┌──

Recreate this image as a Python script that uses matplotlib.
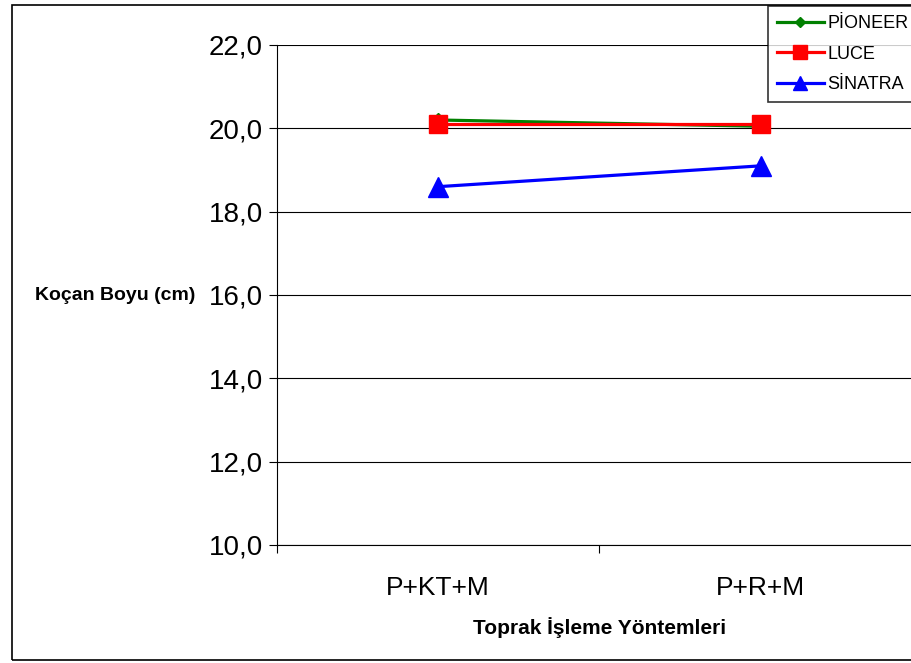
import matplotlib
matplotlib.use("Agg")
import matplotlib.pyplot as plt
from matplotlib.patches import Rectangle

plt.rcParams["font.family"] = ["Liberation Sans", "DejaVu Sans"]

categories = ["P+KT+M", "P+R+M"]
pioneer = [20.2, 20.05]
luce = [20.1, 20.1]
sinatra = [18.6, 19.1]
yticks = [10.0, 12.0, 14.0, 16.0, 18.0, 20.0, 22.0]

fig = plt.figure(figsize=(9.12, 6.63), dpi=100)
ax = fig.add_axes([277 / 912, 1 - 545 / 663, 645 / 912, 500 / 663])

x = list(range(len(categories)))
ax.plot(x, pioneer, color="#008000", lw=2.3, marker="D", ms=7, label="PİONEER", zorder=3)
ax.plot(x, luce, color="#FF0000", lw=2.3, marker="s", ms=13, label="LUCE", zorder=4)
ax.plot(x, sinatra, color="#0000FF", lw=2.3, marker="^", ms=14, label="SİNATRA", zorder=5)

ax.set_xlim(-0.5, 1.5)
ax.set_ylim(10, 22)
ax.set_yticks(yticks)
ax.set_yticklabels([f"{v:.1f}".replace(".", ",") for v in yticks], fontsize=20)
ax.set_xticks(x)
ax.set_xticklabels(categories, fontsize=19)
ax.set_xticks([-0.5, 0.5, 1.5], minor=True)
ax.tick_params(axis="x", which="major", length=0, pad=22)
ax.tick_params(axis="x", which="minor", length=6, width=0.8, direction="out")
ax.tick_params(axis="y", length=6, width=0.8, direction="out", pad=4)
ax.grid(True, axis="y", color="black", lw=0.8)
ax.set_axisbelow(True)
for s in ("top", "right"):
    ax.spines[s].set_visible(False)
for s in ("left", "bottom"):
    ax.spines[s].set_linewidth(0.8)

fig.text(35 / 912, 1 - 295 / 663, "Koçan Boyu (cm)", fontsize=14, fontweight="bold",
         va="center", ha="left")
fig.text(600 / 912, 1 - 628 / 663, "Toprak İşleme Yöntemleri", fontsize=15,
         fontweight="bold", va="center", ha="center")

# outer chart border
fig.patches.append(Rectangle((12 / 912, 1 - 660 / 663), 1.0, 655 / 663,
                             transform=fig.transFigure, fill=False, ec="black", lw=1.2))

leg = fig.legend(loc="upper left", bbox_to_anchor=(768 / 912, 1 - 6 / 663),
                 fontsize=13, frameon=True, fancybox=False, borderaxespad=0,
                 handlelength=2.6, handletextpad=0.2, labelspacing=0.75,
                 borderpad=0.5, markerscale=0.75)
leg.get_frame().set_edgecolor("black")
leg.get_frame().set_linewidth(1.2)

fig.savefig("out.png", dpi=100)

└──

◆ **CHALLENGE**
Pictures are excluded; output everything else in the data verbatim.

◆ **EXERCISE RESPONSE**
Recreate this image as a Python script that uses matplotlib.
import matplotlib
matplotlib.use("Agg")
import matplotlib.pyplot as plt
from matplotlib.patches import Rectangle

plt.rcParams["font.family"] = ["Liberation Sans", "DejaVu Sans"]

categories = ["P+KT+M", "P+R+M"]
pioneer = [20.2, 20.05]
luce = [20.1, 20.1]
sinatra = [18.6, 19.1]
yticks = [10.0, 12.0, 14.0, 16.0, 18.0, 20.0, 22.0]

fig = plt.figure(figsize=(9.12, 6.63), dpi=100)
ax = fig.add_axes([277 / 912, 1 - 545 / 663, 645 / 912, 500 / 663])

x = list(range(len(categories)))
ax.plot(x, pioneer, color="#008000", lw=2.3, marker="D", ms=7, label="PİONEER", zorder=3)
ax.plot(x, luce, color="#FF0000", lw=2.3, marker="s", ms=13, label="LUCE", zorder=4)
ax.plot(x, sinatra, color="#0000FF", lw=2.3, marker="^", ms=14, label="SİNATRA", zorder=5)

ax.set_xlim(-0.5, 1.5)
ax.set_ylim(10, 22)
ax.set_yticks(yticks)
ax.set_yticklabels([f"{v:.1f}".replace(".", ",") for v in yticks], fontsize=20)
ax.set_xticks(x)
ax.set_xticklabels(categories, fontsize=19)
ax.set_xticks([-0.5, 0.5, 1.5], minor=True)
ax.tick_params(axis="x", which="major", length=0, pad=22)
ax.tick_params(axis="x", which="minor", length=6, width=0.8, direction="out")
ax.tick_params(axis="y", length=6, width=0.8, direction="out", pad=4)
ax.grid(True, axis="y", color="black", lw=0.8)
ax.set_axisbelow(True)
for s in ("top", "right"):
    ax.spines[s].set_visible(False)
for s in ("left", "bottom"):
    ax.spines[s].set_linewidth(0.8)

fig.text(35 / 912, 1 - 295 / 663, "Koçan Boyu (cm)", fontsize=14, fontweight="bold",
         va="center", ha="left")
fig.text(600 / 912, 1 - 628 / 663, "Toprak İşleme Yöntemleri", fontsize=15,
         fontweight="bold", va="center", ha="center")

# outer chart border
fig.patches.append(Rectangle((12 / 912, 1 - 660 / 663), 1.0, 655 / 663,
                             transform=fig.transFigure, fill=False, ec="black", lw=1.2))

leg = fig.legend(loc="upper left", bbox_to_anchor=(768 / 912, 1 - 6 / 663),
                 fontsize=13, frameon=True, fancybox=False, borderaxespad=0,
                 handlelength=2.6, handletextpad=0.2, labelspacing=0.75,
                 borderpad=0.5, markerscale=0.75)
leg.get_frame().set_edgecolor("black")
leg.get_frame().set_linewidth(1.2)

fig.savefig("out.png", dpi=100)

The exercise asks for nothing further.